# Information shown
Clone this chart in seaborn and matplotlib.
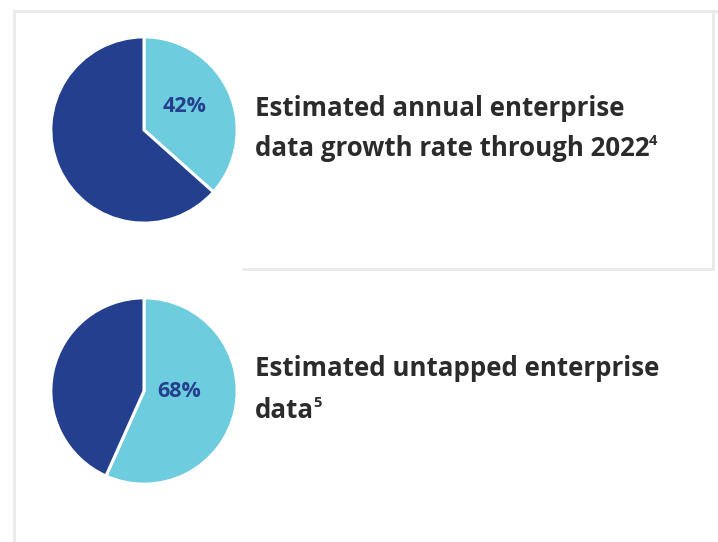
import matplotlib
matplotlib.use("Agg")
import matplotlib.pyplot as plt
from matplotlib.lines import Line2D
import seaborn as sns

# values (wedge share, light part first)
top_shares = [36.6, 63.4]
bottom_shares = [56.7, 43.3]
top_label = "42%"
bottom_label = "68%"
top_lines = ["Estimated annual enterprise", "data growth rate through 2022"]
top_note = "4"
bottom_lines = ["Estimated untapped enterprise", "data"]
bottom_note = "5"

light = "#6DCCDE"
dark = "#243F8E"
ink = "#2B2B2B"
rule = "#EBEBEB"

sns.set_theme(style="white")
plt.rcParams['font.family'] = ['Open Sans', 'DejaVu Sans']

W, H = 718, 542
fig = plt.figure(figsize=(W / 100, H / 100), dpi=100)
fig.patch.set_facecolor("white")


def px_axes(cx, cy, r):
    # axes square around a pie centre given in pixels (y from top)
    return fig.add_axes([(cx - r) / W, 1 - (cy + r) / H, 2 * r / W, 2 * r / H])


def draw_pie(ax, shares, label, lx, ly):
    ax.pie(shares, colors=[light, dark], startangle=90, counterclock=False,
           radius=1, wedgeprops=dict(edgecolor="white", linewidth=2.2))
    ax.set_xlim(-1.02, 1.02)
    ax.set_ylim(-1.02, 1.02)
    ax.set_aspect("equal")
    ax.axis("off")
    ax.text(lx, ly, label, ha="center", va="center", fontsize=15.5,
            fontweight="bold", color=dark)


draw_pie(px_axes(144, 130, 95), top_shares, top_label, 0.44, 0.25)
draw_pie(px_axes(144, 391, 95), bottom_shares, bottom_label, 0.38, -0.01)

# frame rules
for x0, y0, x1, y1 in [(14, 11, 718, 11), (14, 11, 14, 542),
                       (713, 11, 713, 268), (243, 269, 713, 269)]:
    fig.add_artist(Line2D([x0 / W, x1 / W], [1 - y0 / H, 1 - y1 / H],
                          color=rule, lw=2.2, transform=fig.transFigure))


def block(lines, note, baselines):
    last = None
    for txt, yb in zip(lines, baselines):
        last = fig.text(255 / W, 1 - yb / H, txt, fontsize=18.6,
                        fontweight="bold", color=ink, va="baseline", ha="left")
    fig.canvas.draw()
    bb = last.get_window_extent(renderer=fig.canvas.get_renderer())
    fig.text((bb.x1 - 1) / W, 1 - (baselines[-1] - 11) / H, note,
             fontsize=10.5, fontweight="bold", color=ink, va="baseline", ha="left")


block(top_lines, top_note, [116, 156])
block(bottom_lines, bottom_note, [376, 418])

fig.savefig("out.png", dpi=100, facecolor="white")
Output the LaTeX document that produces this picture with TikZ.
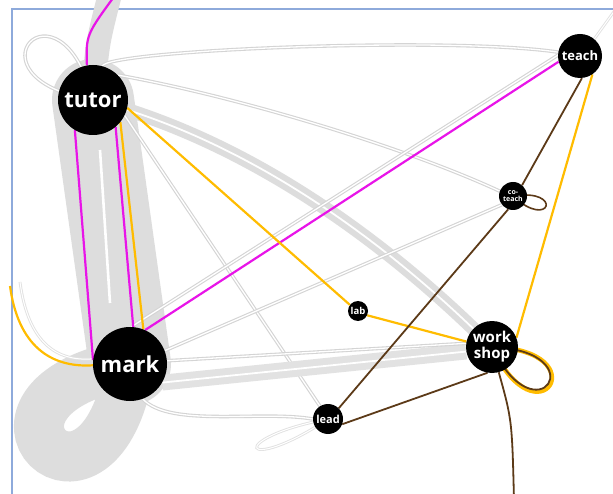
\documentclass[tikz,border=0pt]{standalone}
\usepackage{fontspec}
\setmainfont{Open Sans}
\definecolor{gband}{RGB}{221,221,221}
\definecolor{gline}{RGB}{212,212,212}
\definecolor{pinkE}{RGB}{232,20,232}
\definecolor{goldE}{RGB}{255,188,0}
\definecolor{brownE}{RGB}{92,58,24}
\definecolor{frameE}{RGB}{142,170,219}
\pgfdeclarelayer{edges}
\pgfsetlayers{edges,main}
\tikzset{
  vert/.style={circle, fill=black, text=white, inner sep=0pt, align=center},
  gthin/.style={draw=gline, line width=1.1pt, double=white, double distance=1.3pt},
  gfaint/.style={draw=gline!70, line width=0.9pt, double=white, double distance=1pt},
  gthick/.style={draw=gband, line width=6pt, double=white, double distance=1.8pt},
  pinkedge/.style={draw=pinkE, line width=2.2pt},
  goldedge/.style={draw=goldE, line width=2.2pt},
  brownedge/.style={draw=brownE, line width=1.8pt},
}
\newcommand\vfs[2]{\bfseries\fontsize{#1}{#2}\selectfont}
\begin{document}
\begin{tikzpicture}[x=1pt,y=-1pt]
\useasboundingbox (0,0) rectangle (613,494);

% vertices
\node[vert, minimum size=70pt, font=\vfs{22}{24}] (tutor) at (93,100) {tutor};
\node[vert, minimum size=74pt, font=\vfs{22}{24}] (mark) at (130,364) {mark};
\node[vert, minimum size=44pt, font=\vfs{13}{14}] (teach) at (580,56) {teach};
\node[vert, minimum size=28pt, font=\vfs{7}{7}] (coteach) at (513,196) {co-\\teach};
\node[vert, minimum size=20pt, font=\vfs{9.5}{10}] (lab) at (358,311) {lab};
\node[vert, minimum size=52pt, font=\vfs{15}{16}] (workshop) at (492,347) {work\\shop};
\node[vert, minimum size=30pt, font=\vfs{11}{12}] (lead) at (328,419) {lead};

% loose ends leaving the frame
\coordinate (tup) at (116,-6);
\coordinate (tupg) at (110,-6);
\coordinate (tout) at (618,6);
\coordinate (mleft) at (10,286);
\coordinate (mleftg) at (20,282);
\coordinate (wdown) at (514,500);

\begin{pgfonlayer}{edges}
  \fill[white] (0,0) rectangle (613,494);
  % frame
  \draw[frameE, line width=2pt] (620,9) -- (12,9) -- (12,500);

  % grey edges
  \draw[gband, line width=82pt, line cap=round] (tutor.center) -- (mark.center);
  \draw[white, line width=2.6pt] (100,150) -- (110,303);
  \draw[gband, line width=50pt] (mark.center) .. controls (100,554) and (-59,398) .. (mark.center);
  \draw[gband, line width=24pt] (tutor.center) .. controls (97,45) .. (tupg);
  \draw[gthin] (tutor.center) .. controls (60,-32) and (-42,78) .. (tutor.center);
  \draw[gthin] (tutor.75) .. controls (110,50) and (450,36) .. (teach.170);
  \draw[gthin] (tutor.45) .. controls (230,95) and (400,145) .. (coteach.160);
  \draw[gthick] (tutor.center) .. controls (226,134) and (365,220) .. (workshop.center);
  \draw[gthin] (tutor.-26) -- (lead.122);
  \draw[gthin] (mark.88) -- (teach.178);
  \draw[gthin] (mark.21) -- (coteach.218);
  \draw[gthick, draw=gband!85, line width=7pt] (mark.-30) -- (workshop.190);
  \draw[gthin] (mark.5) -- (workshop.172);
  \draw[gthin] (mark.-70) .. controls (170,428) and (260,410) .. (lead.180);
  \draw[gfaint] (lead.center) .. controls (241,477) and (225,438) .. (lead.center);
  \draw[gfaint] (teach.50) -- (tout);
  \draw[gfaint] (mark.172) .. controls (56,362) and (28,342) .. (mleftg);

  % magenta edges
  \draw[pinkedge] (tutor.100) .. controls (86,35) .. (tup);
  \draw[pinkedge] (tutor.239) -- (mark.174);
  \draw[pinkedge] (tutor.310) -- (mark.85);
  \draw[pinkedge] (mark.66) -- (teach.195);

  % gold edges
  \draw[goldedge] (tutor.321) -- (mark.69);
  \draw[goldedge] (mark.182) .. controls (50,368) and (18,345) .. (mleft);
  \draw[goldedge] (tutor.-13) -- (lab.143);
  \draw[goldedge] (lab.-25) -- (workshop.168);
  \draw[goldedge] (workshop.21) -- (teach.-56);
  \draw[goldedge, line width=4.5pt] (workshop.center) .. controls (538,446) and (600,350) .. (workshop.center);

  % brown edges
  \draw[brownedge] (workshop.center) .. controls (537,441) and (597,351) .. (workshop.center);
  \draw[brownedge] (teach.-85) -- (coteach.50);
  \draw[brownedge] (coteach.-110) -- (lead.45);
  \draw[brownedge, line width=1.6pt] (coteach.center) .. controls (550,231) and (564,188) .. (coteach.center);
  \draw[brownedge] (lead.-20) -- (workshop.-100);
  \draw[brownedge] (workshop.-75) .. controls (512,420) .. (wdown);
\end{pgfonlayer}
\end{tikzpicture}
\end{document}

* * *

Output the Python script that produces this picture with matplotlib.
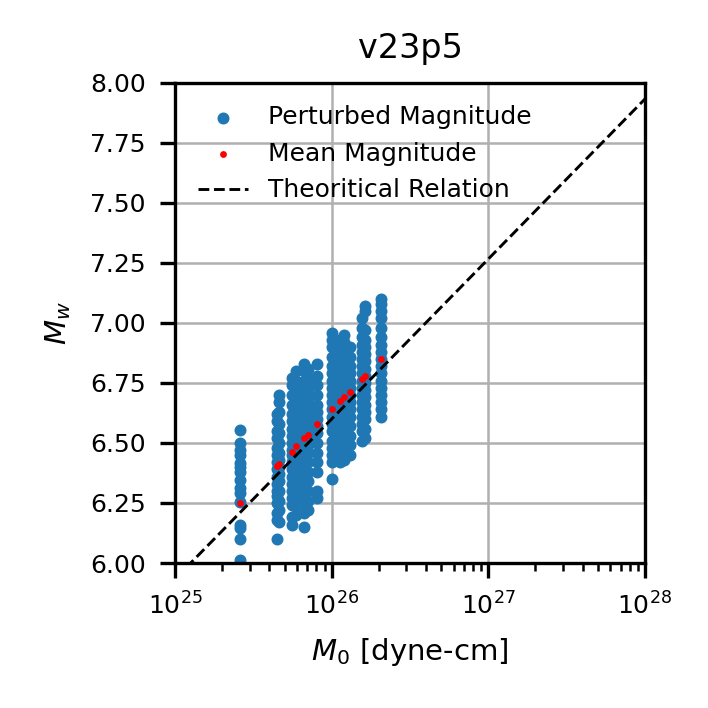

---

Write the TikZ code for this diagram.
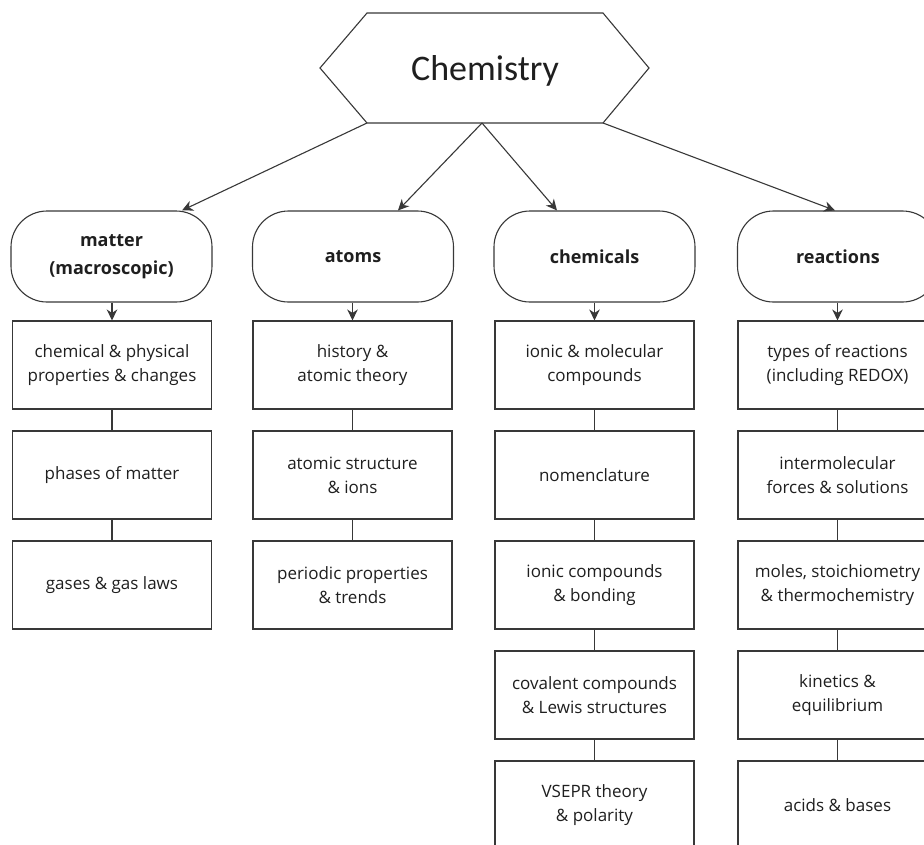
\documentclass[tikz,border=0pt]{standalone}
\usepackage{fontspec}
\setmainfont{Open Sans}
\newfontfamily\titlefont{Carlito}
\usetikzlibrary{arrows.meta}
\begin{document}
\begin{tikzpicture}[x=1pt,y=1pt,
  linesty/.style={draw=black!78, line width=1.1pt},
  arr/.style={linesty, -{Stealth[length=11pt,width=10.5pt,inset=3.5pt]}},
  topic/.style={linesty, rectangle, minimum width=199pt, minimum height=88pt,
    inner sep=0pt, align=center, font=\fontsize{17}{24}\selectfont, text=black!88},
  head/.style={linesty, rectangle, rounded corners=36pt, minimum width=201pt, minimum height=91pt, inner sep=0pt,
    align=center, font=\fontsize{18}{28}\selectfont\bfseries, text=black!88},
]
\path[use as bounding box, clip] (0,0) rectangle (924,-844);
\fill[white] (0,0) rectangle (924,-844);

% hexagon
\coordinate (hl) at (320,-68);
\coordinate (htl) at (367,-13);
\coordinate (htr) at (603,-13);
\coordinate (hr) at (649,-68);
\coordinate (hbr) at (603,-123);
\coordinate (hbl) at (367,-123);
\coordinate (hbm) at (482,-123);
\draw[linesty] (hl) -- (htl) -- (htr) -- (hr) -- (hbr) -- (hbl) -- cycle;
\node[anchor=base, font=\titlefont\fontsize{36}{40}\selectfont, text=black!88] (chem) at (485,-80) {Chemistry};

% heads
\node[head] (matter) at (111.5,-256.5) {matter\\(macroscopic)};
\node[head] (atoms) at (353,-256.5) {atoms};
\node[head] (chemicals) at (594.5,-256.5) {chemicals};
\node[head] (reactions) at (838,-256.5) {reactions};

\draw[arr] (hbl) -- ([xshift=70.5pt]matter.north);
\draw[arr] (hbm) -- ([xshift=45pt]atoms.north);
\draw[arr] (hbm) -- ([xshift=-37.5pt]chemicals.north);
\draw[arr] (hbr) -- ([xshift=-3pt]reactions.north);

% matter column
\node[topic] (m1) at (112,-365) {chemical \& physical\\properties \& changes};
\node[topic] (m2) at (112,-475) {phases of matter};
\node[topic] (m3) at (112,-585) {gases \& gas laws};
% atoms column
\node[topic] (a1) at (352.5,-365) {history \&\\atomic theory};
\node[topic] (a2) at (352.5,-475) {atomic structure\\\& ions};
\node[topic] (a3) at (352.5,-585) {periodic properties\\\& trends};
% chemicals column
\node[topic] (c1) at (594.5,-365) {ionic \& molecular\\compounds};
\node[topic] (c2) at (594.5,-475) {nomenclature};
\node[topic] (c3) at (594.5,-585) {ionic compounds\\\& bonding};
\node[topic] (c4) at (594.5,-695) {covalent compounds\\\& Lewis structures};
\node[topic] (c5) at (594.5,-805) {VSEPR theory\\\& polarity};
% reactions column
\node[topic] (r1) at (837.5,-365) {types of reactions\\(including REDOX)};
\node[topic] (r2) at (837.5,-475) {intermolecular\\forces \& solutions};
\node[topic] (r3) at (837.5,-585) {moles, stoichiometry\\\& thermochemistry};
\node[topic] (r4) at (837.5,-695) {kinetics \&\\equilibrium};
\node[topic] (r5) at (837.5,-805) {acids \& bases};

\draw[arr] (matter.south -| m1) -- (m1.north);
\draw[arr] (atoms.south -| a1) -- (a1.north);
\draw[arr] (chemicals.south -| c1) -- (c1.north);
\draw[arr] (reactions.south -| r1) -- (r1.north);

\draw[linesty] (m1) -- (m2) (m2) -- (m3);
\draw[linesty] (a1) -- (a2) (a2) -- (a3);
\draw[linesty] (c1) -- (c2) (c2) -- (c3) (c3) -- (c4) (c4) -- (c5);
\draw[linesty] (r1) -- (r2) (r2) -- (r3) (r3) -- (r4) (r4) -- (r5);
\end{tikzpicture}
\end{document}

# Written exercise
Every line from the one containing "Write the TikZ code for this diagram." through the one containing "(hbr) -- ([xshift=-3pt]reactions.north);" should be quoted exactly, and no other lines; keep pictures out of the copy.

# Task result
Write the TikZ code for this diagram.
\documentclass[tikz,border=0pt]{standalone}
\usepackage{fontspec}
\setmainfont{Open Sans}
\newfontfamily\titlefont{Carlito}
\usetikzlibrary{arrows.meta}
\begin{document}
\begin{tikzpicture}[x=1pt,y=1pt,
  linesty/.style={draw=black!78, line width=1.1pt},
  arr/.style={linesty, -{Stealth[length=11pt,width=10.5pt,inset=3.5pt]}},
  topic/.style={linesty, rectangle, minimum width=199pt, minimum height=88pt,
    inner sep=0pt, align=center, font=\fontsize{17}{24}\selectfont, text=black!88},
  head/.style={linesty, rectangle, rounded corners=36pt, minimum width=201pt, minimum height=91pt, inner sep=0pt,
    align=center, font=\fontsize{18}{28}\selectfont\bfseries, text=black!88},
]
\path[use as bounding box, clip] (0,0) rectangle (924,-844);
\fill[white] (0,0) rectangle (924,-844);

% hexagon
\coordinate (hl) at (320,-68);
\coordinate (htl) at (367,-13);
\coordinate (htr) at (603,-13);
\coordinate (hr) at (649,-68);
\coordinate (hbr) at (603,-123);
\coordinate (hbl) at (367,-123);
\coordinate (hbm) at (482,-123);
\draw[linesty] (hl) -- (htl) -- (htr) -- (hr) -- (hbr) -- (hbl) -- cycle;
\node[anchor=base, font=\titlefont\fontsize{36}{40}\selectfont, text=black!88] (chem) at (485,-80) {Chemistry};

% heads
\node[head] (matter) at (111.5,-256.5) {matter\\(macroscopic)};
\node[head] (atoms) at (353,-256.5) {atoms};
\node[head] (chemicals) at (594.5,-256.5) {chemicals};
\node[head] (reactions) at (838,-256.5) {reactions};

\draw[arr] (hbl) -- ([xshift=70.5pt]matter.north);
\draw[arr] (hbm) -- ([xshift=45pt]atoms.north);
\draw[arr] (hbm) -- ([xshift=-37.5pt]chemicals.north);
\draw[arr] (hbr) -- ([xshift=-3pt]reactions.north);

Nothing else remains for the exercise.